For the sake of this project, we decided to focus in on the use of the term soccer and mentions of wanting to play this sport in comparison with other major sports: football, basketball, baseball, and hockey. What we found was both interesting and insightful. Beginning January 1, 2014, and looking at this topic month-to-month, we found soccer and basketball fighting head to head for support from January to the end of April.
But come May, there was no longer a contest. The shift is drastic, with 79% of people registering their interest in playing soccer over all the other sports. June does not hold the number as high but the trend continues to a greater or lesser extent with a 66% interest. Soccer still takes the cake in July but with a more modest 53%. The popularity of soccer as a sport to be played is obviously undeniable, even during the months when it is difficult to do so in the U.S. due to the winter season. But it also seems, based on these statistics, that the World Cup itself did not have much influence on people’s interest to play the sport. This may hint, in the very least, at a divide between the desire to view soccer versus actually play it.

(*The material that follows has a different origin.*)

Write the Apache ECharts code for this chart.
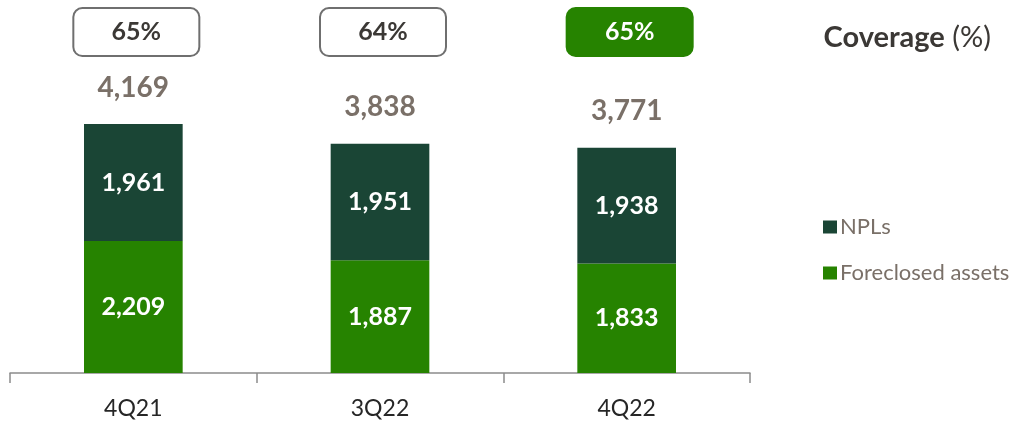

All I want to do is play soccer.
— Ethan Brown⚽ (@EthanMBrown) April 29, 2014
For the last part of our analysis, we wanted to take an even more granular look at the soccer conversation and how people discuss individual positions. But we also wanted to use some point of comparison. The language flexibility of the Crimson Hexagon platform allowed us to create an analysis in French for this task. Four categories were created in each analysis, containing the positions, goalie, defense, midfield, and forward. Popular synonyms for these positions were used, in both languages, to record as many mentions as possible.
The results of this comparison were interesting. In the case of the U.S. test, we found high mentions of both the goalie and the forward positions, while much lower percentage references to defense and midfield. Over the period of the World Cup, the position of goalie won the position battle with over 53% of mentions. The French test (examining the country of France) too favored the goalie position with 55% but saw a clear preference for defense over offense.
One can easily imagine Tim Howard’s stellar World Cup performance as some reason behind the favoritism for this position but one can also see the popularity of the same position in France. The real difference that seems worth reflecting upon is the second position people were talking about. In the France test, this was defense while in the U.S. monitor it was offense (or the forward position). One knows well the standard complaint of many Americans against soccer: there are not enough goals. In one way, this breakdown seems to support this claim. The 29% preference of defense in the France analysis versus the 4% in the U.S. analysis seems rather indicative, or at least supportive, of this notion. Could the growth of soccer as a viewer sport change if the appreciation of its other positions also changed? It is hard not to entertain this thought. For the time being, it will be worth seeing how the soccer conversation trends as the memories from Brazil begin to fade.